I dare say no one knows more about coal mining and its impact on communities, economies, industries, the environment, and the climate than Charleston Gazette reporter Ken Ward. He’s been on the front lines for years, filing his award-winning reports from West Virginia and the coalfield region.

Now he’s launched a new blog: Coal Tattoo. Bookmark it.

Here’s a clip from his first post:

[O]ne thing that I want to note is that it seems that there are really two separate discussions going on about coal.

One of them is out there in the broader world. Scientists, policymakers and even investors are becoming more and more convinced that the downsides of coal have to be addressed. One way or the other, coal-fired power’s contribution to global warming must be dealt with. To these folks, the question is: Can coal have a place in our energy mix in a carbon-constrained world?
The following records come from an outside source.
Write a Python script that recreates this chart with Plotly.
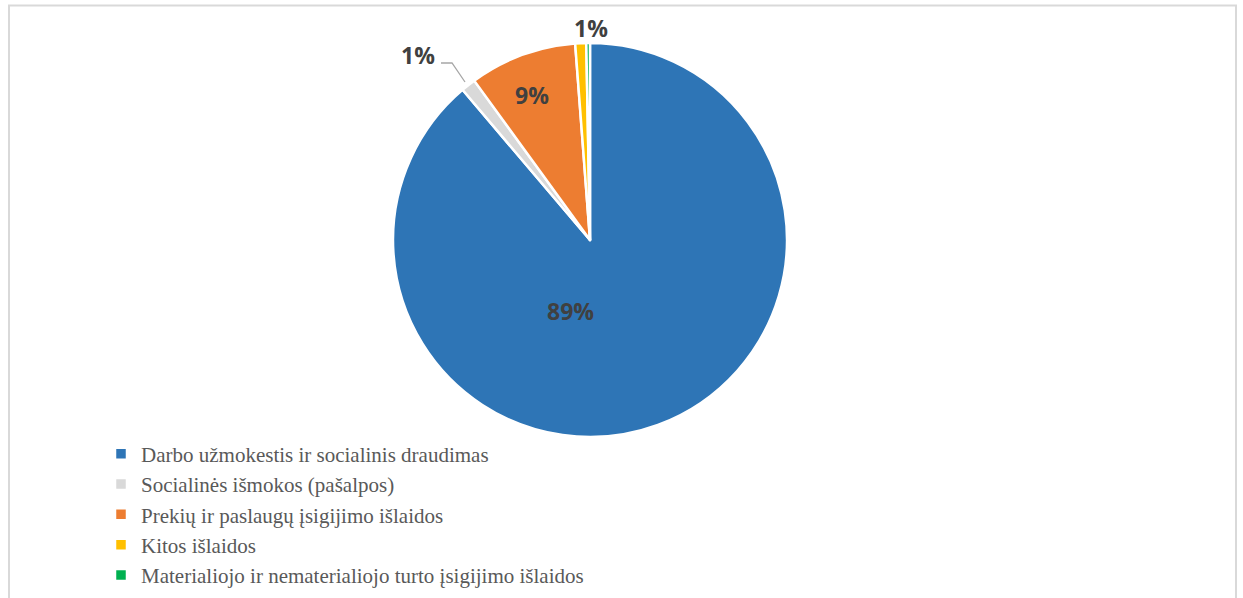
import plotly.graph_objects as go

W, H = 1243, 598

categories = [
    "Darbo užmokestis ir socialinis draudimas",
    "Socialinės išmokos (pašalpos)",
    "Prekių ir paslaugų įsigijimo išlaidos",
    "Kitos išlaidos",
    "Materialiojo ir nematerialiojo turto įsigijimo išlaidos",
]
values = [88.8, 1.2, 8.8, 0.9, 0.3]
colors = ["#2E75B6", "#D9D9D9", "#ED7D31", "#FFC000", "#00B050"]

total = sum(values)
pct_labels = [f"{round(v / total * 100)}%" for v in values]

def px(x):
    return x / W

def py(y):
    return 1 - y / H

fig = go.Figure()
fig.add_trace(go.Pie(
    labels=categories,
    values=values,
    sort=False,
    direction="clockwise",
    rotation=0,
    marker=dict(colors=colors, line=dict(color="white", width=2.5)),
    textinfo="none",
    hoverinfo="label+percent",
    domain=dict(x=[px(590 - 197), px(590 + 197)], y=[py(437), py(43)]),
))

# data label positions (pixel) for slices with shown labels
label_pos = {0: (570, 311), 1: (418, 55), 2: (532, 95), 3: (591, 28)}
annotations = []
for i, (x, y) in label_pos.items():
    annotations.append(dict(
        x=px(x), y=py(y), xref="paper", yref="paper",
        text=f"<b>{pct_labels[i]}</b>", showarrow=False,
        font=dict(family="Open Sans", size=23, color="#404040"),
        xanchor="center", yanchor="middle",
    ))

shapes = [
    dict(type="rect", xref="paper", yref="paper",
         x0=px(9), x1=px(1236), y0=-0.2, y1=py(5.5),
         line=dict(color="#D9D9D9", width=2), fillcolor="rgba(0,0,0,0)", layer="below"),
    dict(type="path", xref="paper", yref="paper",
         path=f"M {px(441)},{py(63)} L {px(452)},{py(63)} L {px(465)},{py(82)}",
         line=dict(color="#A6A6A6", width=1.3)),
]

fig.update_layout(
    width=W, height=H,
    margin=dict(l=0, r=0, t=0, b=0),
    paper_bgcolor="white",
    plot_bgcolor="white",
    showlegend=True,
    legend=dict(
        x=px(101), y=0.004, xanchor="left", yanchor="bottom",
        font=dict(family="Liberation Serif", size=21, color="#595959"),
        tracegroupgap=0,
        bgcolor="rgba(0,0,0,0)",
    ),
    annotations=annotations,
    shapes=shapes,
)

fig.write_html("out.html", config={"displayModeBar": False},
               post_script="document.body.style.margin='0';")
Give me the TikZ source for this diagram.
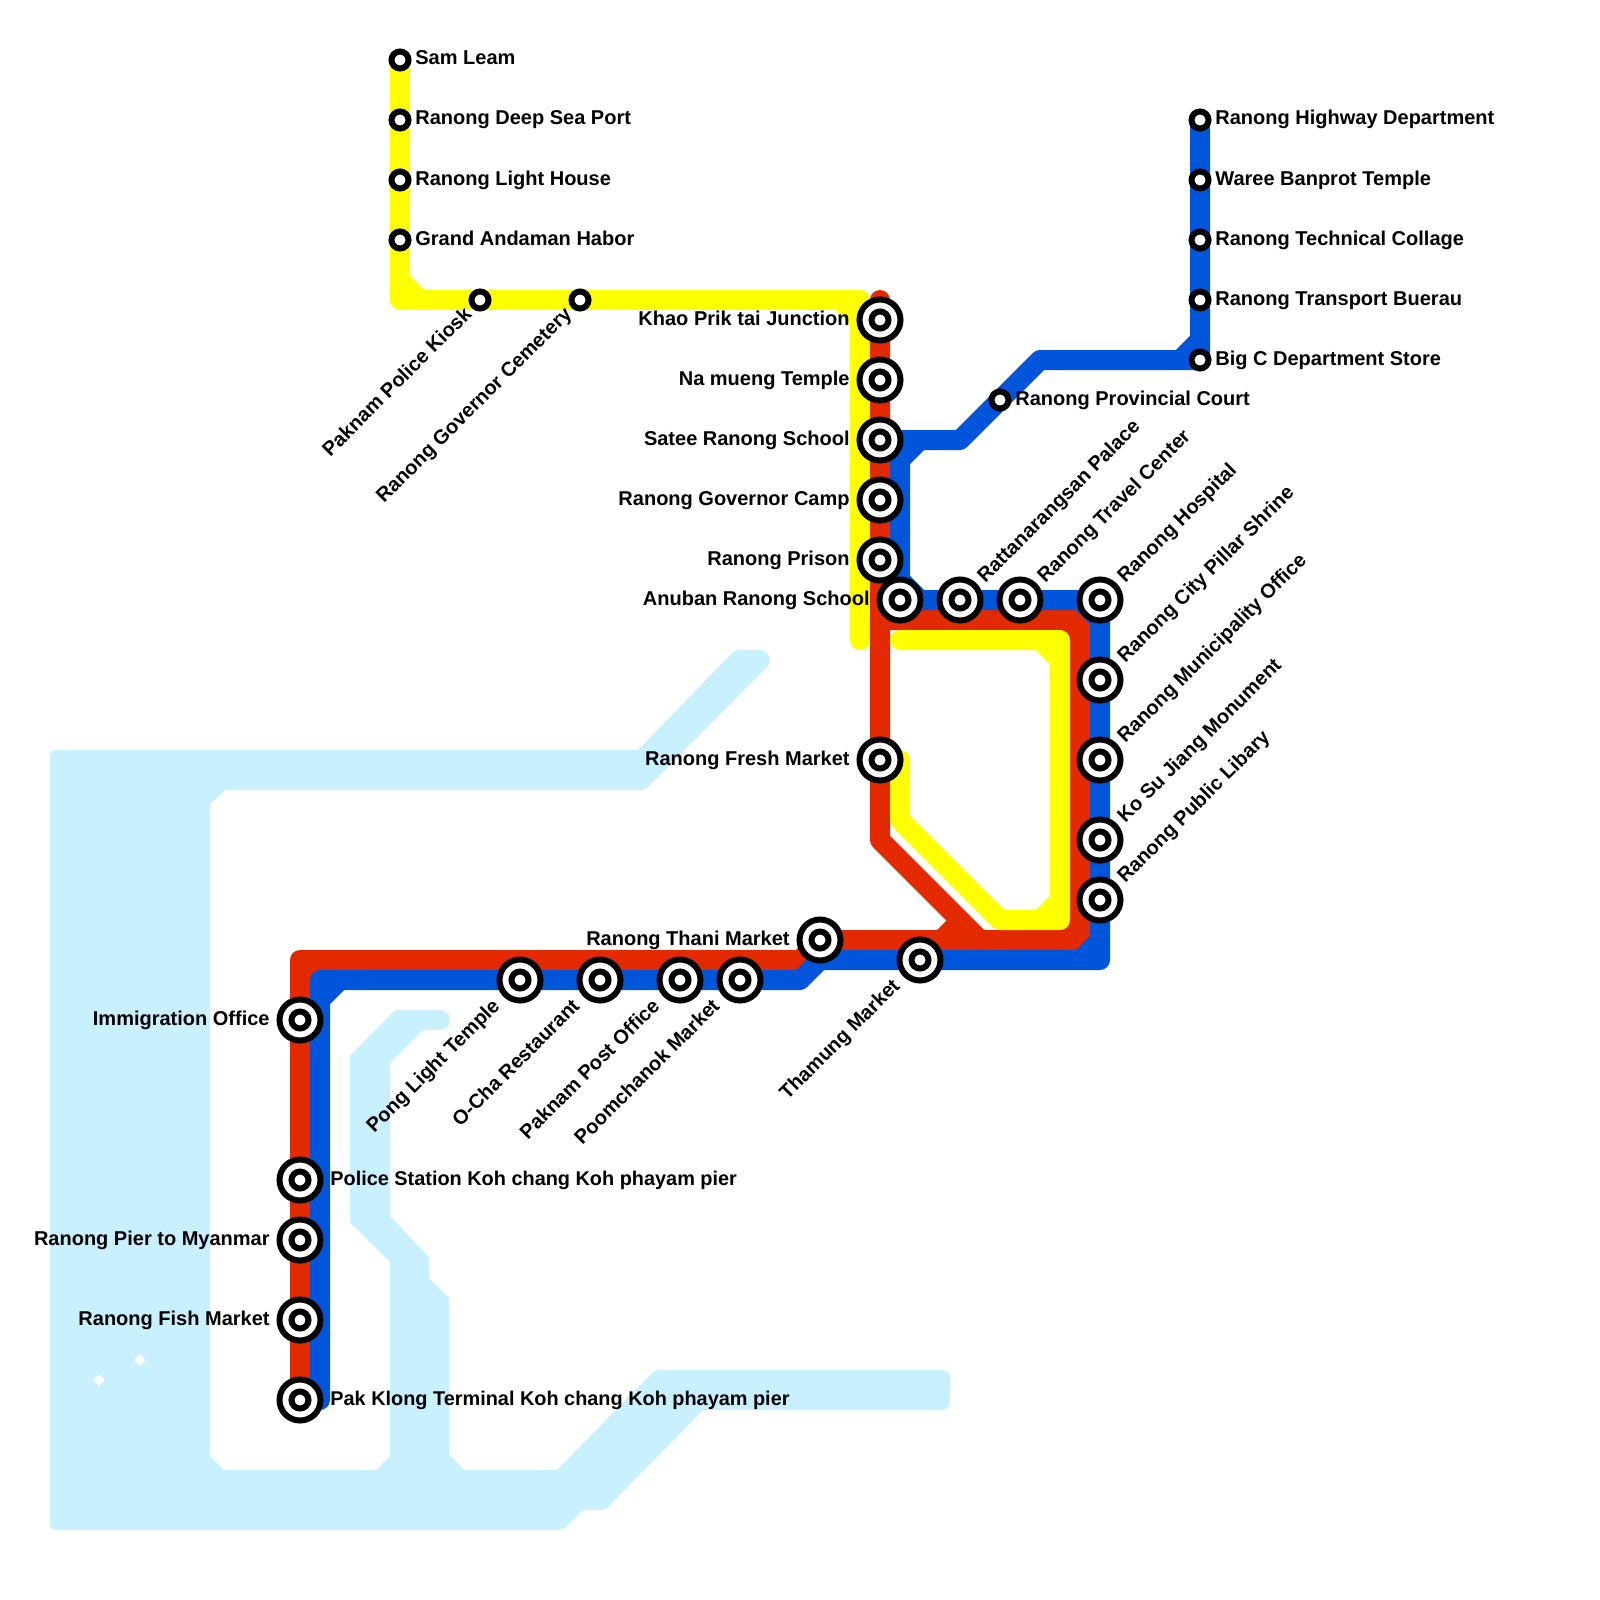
\documentclass[tikz,border=0pt]{standalone}
\usepackage{fontspec}
\setmainfont{Liberation Sans}
\usetikzlibrary{backgrounds}
\definecolor{cwater}{HTML}{C9F0FF}
\definecolor{cred}{HTML}{E32900}
\definecolor{cblue}{HTML}{0055DA}
\definecolor{cyel}{HTML}{FFFF00}
\tikzset{
  x=0.5pt,y=-0.5pt,
  metro/.style={line width=10pt,line cap=round,line join=round},
  redline/.style={metro,draw=cred},
  blueline/.style={metro,draw=cblue},
  yelline/.style={metro,draw=cyel},
  smallst/.style={circle,draw=black,fill=white,line width=3pt,minimum size=8.5pt,inner sep=0pt,outer sep=0pt},
  bigst/.style={circle,draw=black,fill=white,line width=3pt,minimum size=20.5pt,inner sep=0pt,outer sep=0pt,
    path picture={\draw[black,line width=3pt,fill=white] (path picture bounding box.center) circle (4.25pt);}},
  lab/.style={font=\fontsize{10}{12}\selectfont\bfseries,text=black,inner sep=0pt},
  tightlab/.style={font=\fontsize{9.94}{12}\selectfont\bfseries},
  rlab/.style={lab,anchor=base west},
  llab/.style={lab,anchor=base east},
  dlab/.style={lab,anchor=base west,rotate=45},
  elab/.style={lab,anchor=base east,rotate=45},
}
\begin{document}
\begin{tikzpicture}
\useasboundingbox (0,0) rectangle (1600,1600);
% small stations
\node[smallst] (s1) at (400,60) {};
\node[smallst] (s2) at (400,120) {};
\node[smallst] (s3) at (400,180) {};
\node[smallst] (s4) at (400,240) {};
\node[smallst] (s5) at (480,300) {};
\node[smallst] (s6) at (580,300) {};
\node[smallst] (court) at (1000,400) {};
\node[smallst] (h1) at (1200,120) {};
\node[smallst] (h2) at (1200,180) {};
\node[smallst] (h3) at (1200,240) {};
\node[smallst] (h4) at (1200,300) {};
\node[smallst] (h5) at (1200,360) {};
% big stations
\node[bigst] (c1) at (880,320) {};
\node[bigst] (c2) at (880,380) {};
\node[bigst] (c3) at (880,440) {};
\node[bigst] (c4) at (880,500) {};
\node[bigst] (c5) at (880,560) {};
\node[bigst] (t1) at (900,600) {};
\node[bigst] (t2) at (960,600) {};
\node[bigst] (t3) at (1020,600) {};
\node[bigst] (r1) at (1100,600) {};
\node[bigst] (r2) at (1100,680) {};
\node[bigst] (r3) at (1100,760) {};
\node[bigst] (r4) at (1100,840) {};
\node[bigst] (r5) at (1100,900) {};
\node[bigst] (fresh) at (880,760) {};
\node[bigst] (thani) at (820,940) {};
\node[bigst] (tham) at (920,960) {};
\node[bigst] (b1) at (520,980) {};
\node[bigst] (b2) at (600,980) {};
\node[bigst] (b3) at (680,980) {};
\node[bigst] (b4) at (740,980) {};
\node[bigst] (w1) at (300,1020) {};
\node[bigst] (w2) at (300,1180) {};
\node[bigst] (w3) at (300,1240) {};
\node[bigst] (w4) at (300,1320) {};
\node[bigst] (w5) at (300,1400) {};
% free ends and corners
\coordinate (redtop) at (880,300);
\coordinate (redelbow) at (880,840);
\coordinate (redfoot) at (980,940);
\coordinate (redsplit) at (880,620);
\coordinate (yelend) at (860,640);
\coordinate (yel2a) at (900,640);
\coordinate (yel2b) at (900,760);
\begin{pgfonlayer}{background}
\fill[white] (0,0) rectangle (1600,1600);
% water
\fill[cwater] (50,756) [rounded corners=3pt] -- (50,750) [sharp corners] -- (638,750) [rounded corners=2pt] -- (735,650)
  [sharp corners] -- (758,650) .. controls (766,650) and (770,655) .. (770,660)
  .. controls (770,663) and (769,665) .. (767,667) [rounded corners=2pt] -- (645,790) [sharp corners] -- (225,790) -- (210,804)
  -- (210,1456) -- (224,1470) -- (376,1470) -- (390,1456) -- (390,1262) -- (350,1222) -- (350,1056)
  [rounded corners=2pt] -- (395,1010) [sharp corners] -- (440,1010) .. controls (446,1010) and (450,1014) .. (450,1020)
  .. controls (450,1026) and (446,1030) .. (440,1030) -- (423,1030) -- (390,1063)
  -- (390,1216) -- (429,1257) -- (429,1278) -- (449,1298) -- (449,1454) -- (464,1470) -- (557,1470)
  [rounded corners=2pt] -- (655,1370) [rounded corners=4pt] -- (950,1370) -- (950,1410) [sharp corners] -- (703,1410) [rounded corners=2pt] -- (605,1510) [sharp corners]
  -- (583,1510) [rounded corners=2pt] -- (563,1530) [rounded corners=3pt] -- (50,1530) [sharp corners] -- cycle;
\fill[white] (99,1374) -- (105,1380) -- (99,1386) -- (93,1380) -- cycle;
\fill[white] (140,1354) -- (146,1360) -- (140,1366) -- (134,1360) -- cycle;
% red line
\draw[redline] (redtop) -- (c1.center) -- (c2.center) -- (c3.center) -- (c4.center) -- (c5.center)
  -- (fresh.center) -- (redelbow) -- (redfoot);
\draw[redline] (redsplit) -- (1080,620) -- (1080,940) -- (tham.center |- thani.center) -- (thani.center)
  -- (800,960) -- (300,960) -- (w1.center) -- (w2.center) -- (w3.center) -- (w4.center) -- (w5.center);
\draw[redline] (1060,620) -- (1080,640) (1060,940) -- (1080,920) (300,980) -- (320,960);
\fill[cred] (937,930) -- (947,920) -- (970,935) -- (950,940) -- cycle;
% yellow line
\draw[yelline] (s1.center) -- (s2.center) -- (s3.center) -- (s4.center) -- (400,300) -- (s5.center)
  -- (s6.center) -- (860,300) -- (yelend);
\draw[yelline] (400,280) -- (420,300) (840,300) -- (860,320);
\draw[yelline] (yel2a) -- (1060,640) -- (1060,920) -- (1000,920) -- (900,820) -- (yel2b);
\draw[yelline] (1040,640) -- (1060,660) (1060,900) -- (1040,920);
% blue line
\draw[blueline] (c3.center) -- (960,440) -- (court.center) -- (1040,360) -- (h5.center) -- (h4.center)
  -- (h3.center) -- (h2.center) -- (h1.center);
\draw[blueline] (1180,360) -- (1200,340);
\draw[blueline] (900,440) -- (t1.center) -- (t2.center) -- (t3.center) -- (r1.center) -- (r2.center)
  -- (r3.center) -- (r4.center) -- (r5.center) -- (1100,960) -- (tham.center) -- (820,960) -- (800,980)
  -- (b4.center) -- (b3.center) -- (b2.center) -- (b1.center) -- (320,980) -- (320,1400);
\draw[blueline] (900,460) -- (920,440) (900,580) -- (920,600) (1080,600) -- (1100,620)
  (1100,940) -- (1080,960) (320,1000) -- (340,980);
\end{pgfonlayer}
% labels
\node[rlab] (ls1) at (415,65) {Sam Leam};
\node[rlab] (ls2) at (415,125) {Ranong Deep Sea Port};
\node[rlab] (ls3) at (415,185) {Ranong Light House};
\node[rlab] (ls4) at (415,245) {Grand Andaman Habor};
\node[elab] (ls5) at (473,315) {Paknam Police Kiosk};
\node[elab] (ls6) at (573,315) {Ranong Governor Cemetery};
\node[llab] (lc1) at (850,325) {Khao Prik tai Junction};
\node[llab] (lc2) at (850,385) {Na mueng Temple};
\node[llab] (lc3) at (850,445) {Satee Ranong School};
\node[llab] (lc4) at (850,505) {Ranong Governor Camp};
\node[llab] (lc5) at (850,565) {Ranong Prison};
\node[llab] (lt1) at (870,605) {Anuban Ranong School};
\node[llab] (lfresh) at (850,765) {Ranong Fresh Market};
\node[llab] (lthani) at (790,945) {Ranong Thani Market};
\node[rlab] (lcourt) at (1015,405) {Ranong Provincial Court};
\node[rlab] (lh1) at (1215,125) {Ranong Highway Department};
\node[rlab] (lh2) at (1215,185) {Waree Banprot Temple};
\node[rlab] (lh3) at (1215,245) {Ranong Technical Collage};
\node[rlab] (lh4) at (1215,305) {Ranong Transport Buerau};
\node[rlab] (lh5) at (1215,365) {Big C Department Store};
\node[dlab] (lt2) at (985,584) {Rattanarangsan Palace};
\node[dlab] (lt3) at (1045,584) {Ranong Travel Center};
\node[dlab] (lr1) at (1125,584) {Ranong Hospital};
\node[dlab] (lr2) at (1125,664) {Ranong City Pillar Shrine};
\node[dlab] (lr3) at (1125,744) {Ranong Municipality Office};
\node[dlab] (lr4) at (1125,824) {Ko Su Jiang Monument};
\node[dlab] (lr5) at (1125,884) {Ranong Public Libary};
\node[elab] (ltham) at (901,987) {Thamung Market};
\node[elab] (lb1) at (501,1007) {Pong Light Temple};
\node[elab] (lb2) at (581,1007) {O-Cha Restaurant};
\node[elab] (lb3) at (661,1007) {Paknam Post Office};
\node[elab] (lb4) at (721,1007) {Poomchanok Market};
\node[llab] (lw1) at (270,1025) {Immigration Office};
\node[rlab,tightlab] (lw2) at (330,1185) {Police Station Koh chang Koh phayam pier};
\node[llab] (lw3) at (270,1245) {Ranong Pier to Myanmar};
\node[llab] (lw4) at (270,1325) {Ranong Fish Market};
\node[rlab,tightlab] (lw5) at (330,1405) {Pak Klong Terminal Koh chang Koh phayam pier};
\end{tikzpicture}
\end{document}
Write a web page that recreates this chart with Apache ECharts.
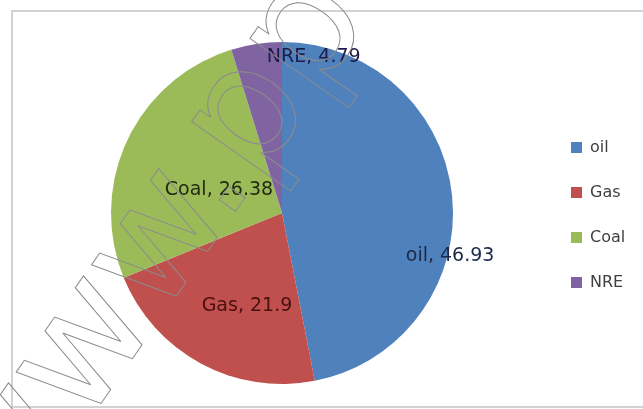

The other discussion is happening here in West Virginia, and in other coal communities. Locally, the issues are different, and in many ways much more emotional. It’s a battle between families who rely on coal to put food on their tables and send their kids to college, and folks who live near coal mines and are tired of blasting, dust, and water pollution. To these folks, the questions are: How can we protect coal’s future or how can we shut down mountaintop removal?

These two discussions are starting to intersect a little bit. Activists who don’t like mountaintop removal are talking more and more about climate change. But there’s still a huge disconnect between the way the broader world talks about coal and the way we here in the coalfields do.

Perhaps the scientists and activists who understand what coal burning is doing to our climate should try to understand a little more about how a third-generation coal miner in Eastern Kentucky feels. And maybe that coal miner should be a little more open to hearing what the world would be like if we don’t do something about rising levels of carbon dioxide in the atmosphere. Most importantly, maybe the policymakers in Washington need to understand what the economic impact of climate change regulations is going to be on places like West Virginia and Wyoming. And maybe politicians and government officials in places like Charleston, W.Va., need to come to terms with the fact that change is coming to this industry.

I hope this blog contributes a little bit to helping these discussions along. I welcome thoughts, comments, suggestions, and criticisms on how to get this job done.